Graduate Student Researcher
July 2014 – May 2016

Project: Food Systems, Health and Community

Stephanie St. Pierre

Ms. St. Pierre is a candidate for the DPH in Public Health at the Graduate Center and was in the second cohort of doctoral students (beginning 2008) at the CUNY School of Public Health. She has a Master’s in Public Health (Health, Policy and Management) from Columbia University, Mailman School of Public Health, a Master’s in Divinity from Union Theological Seminary, and a Bachelor’s degree in Fine Art from Brown University.

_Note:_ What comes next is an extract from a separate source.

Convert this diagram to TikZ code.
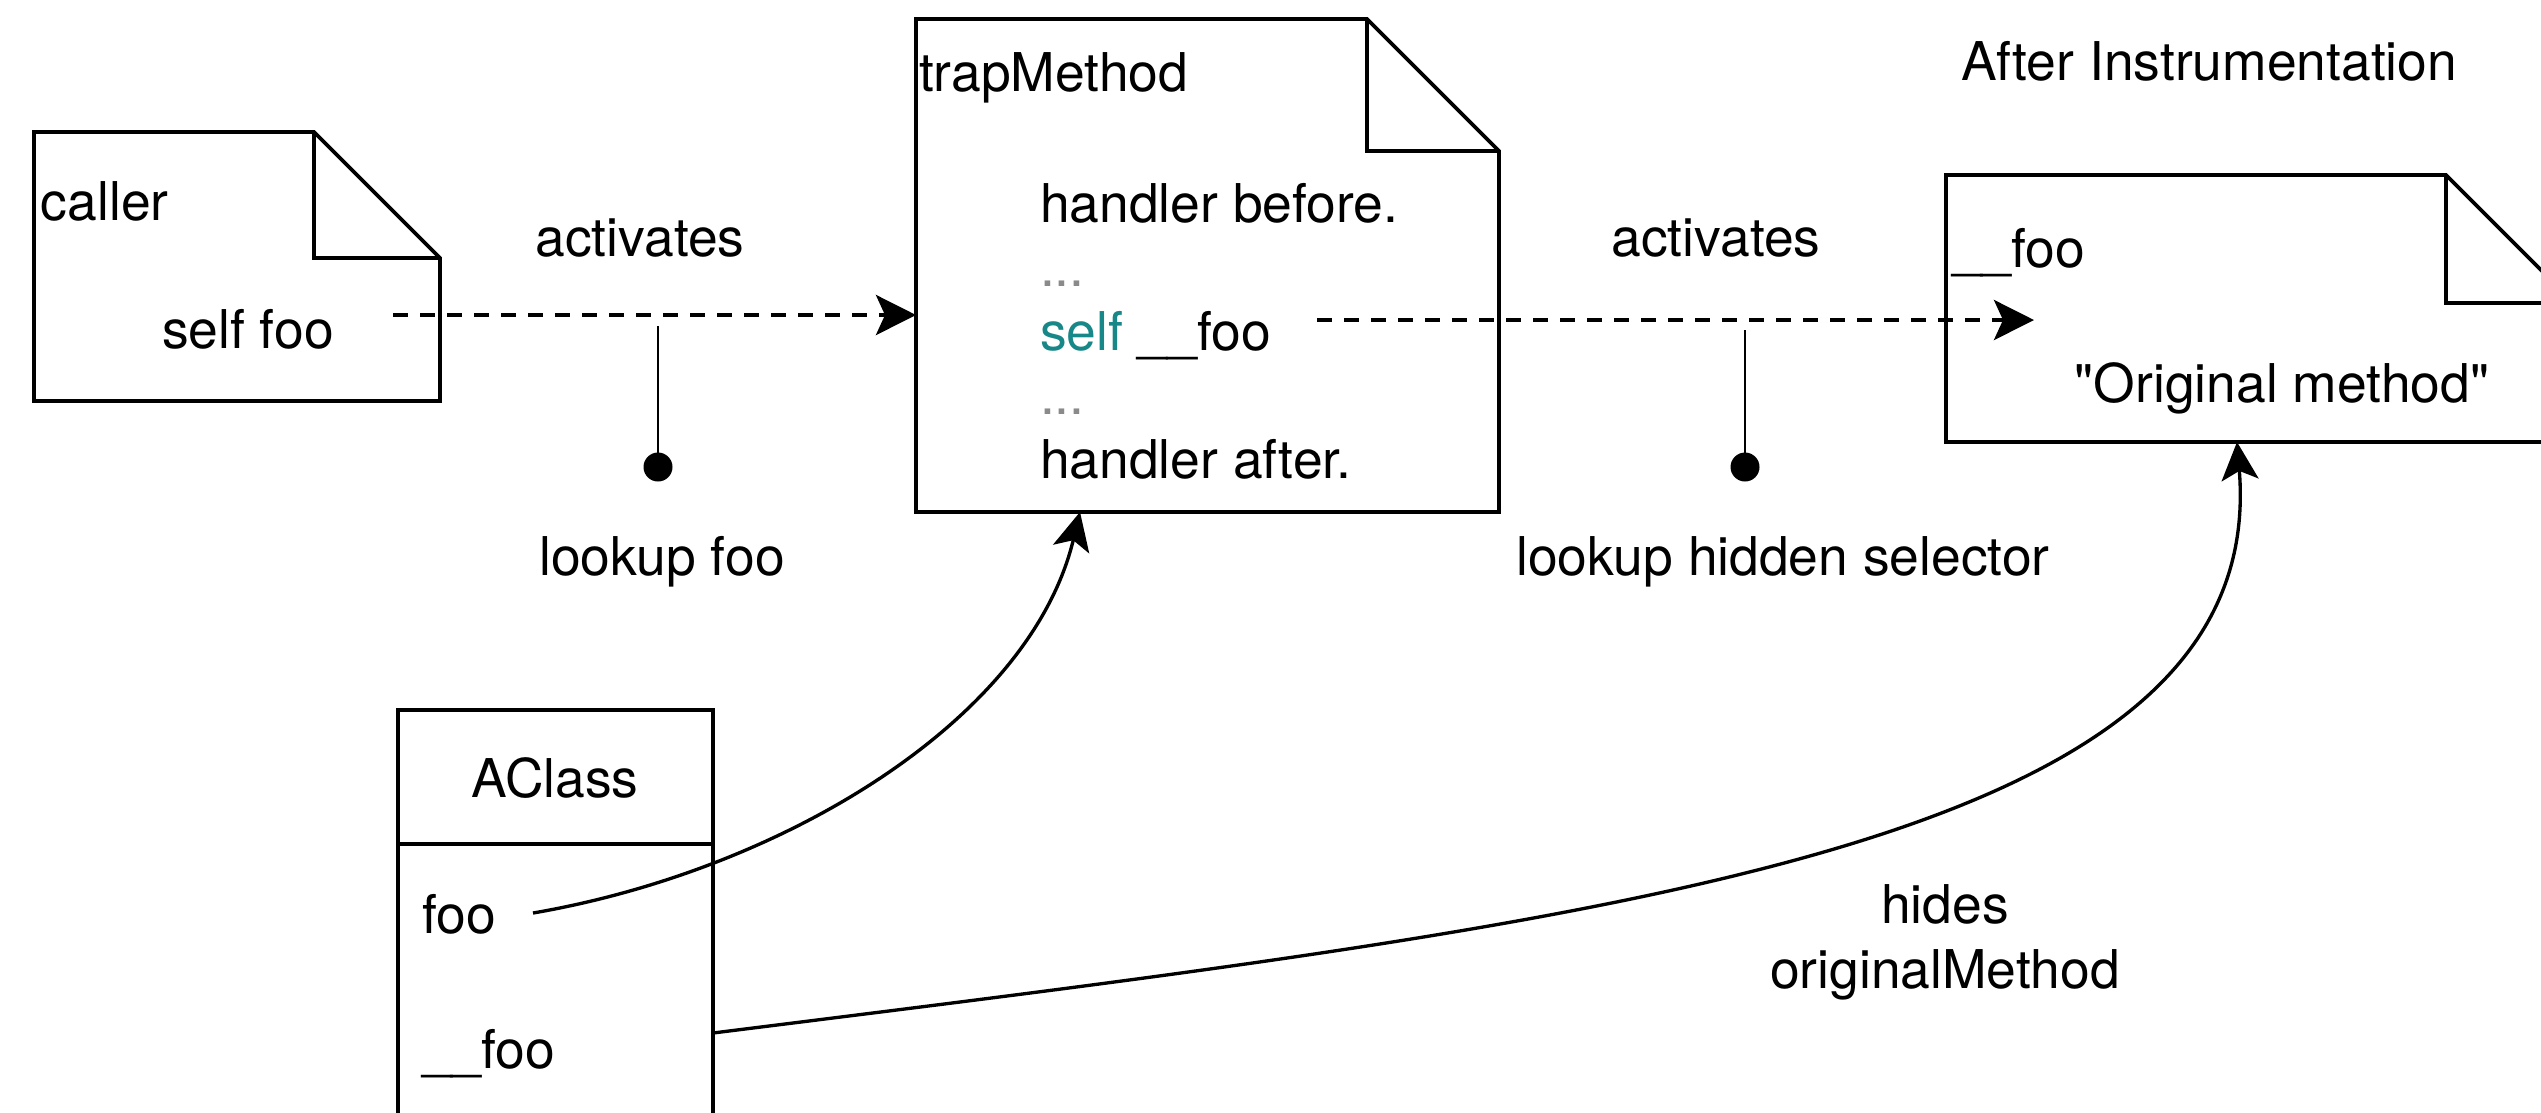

Ms. St. Pierre spent over twenty years in the field of children’s publishing as an author, editor and publishing executive before switching gears, returning to school and moving into the field of public health where she worked for a number of nonprofit organizations before starting her own business in 2006 as a management consultant. From 2006 to 2008 she taught graduate sections in the Environmental Health core course at George Washington University, School of Public Health and Health and also designed and taught several courses and a special summer institute on Native American Health. In 2010 she began teaching at Old Westbury College and Hunter College in New York. She currently teaches undergraduate courses that explore gender, health, food and public policy (not necessarily all at the same time) in the Women and Gender Studies Department at Hunter College. She has completed the SUNY training for online teaching and has incorporated online instruction into all of her courses since 2006, designing blended, hybrid and online courses including: Women’s Health; Nutrition & Society; Public Health Ethics; Health Education; Gender and Health Policy; Gender, Sexualities and Indigenous Rights; Gender, Globalization and the Politics of Food.

Ms. St. Pierre recently began fieldwork for her dissertation in the area of food system change and food sovereignty in indigenous communities of North America. Her research interests include indigenous rights, gender and public policy, community health and food systems, environmental justice, bioethics and impacts of trauma on community health. Her work at NML will focus on creating an educational website on food systems, health and community which will serve as a vehicle for developing and sharing her research as it progresses. She also plans to experiment with a variety of data visualization techniques to determine what creative options might exist for presenting the results of her study.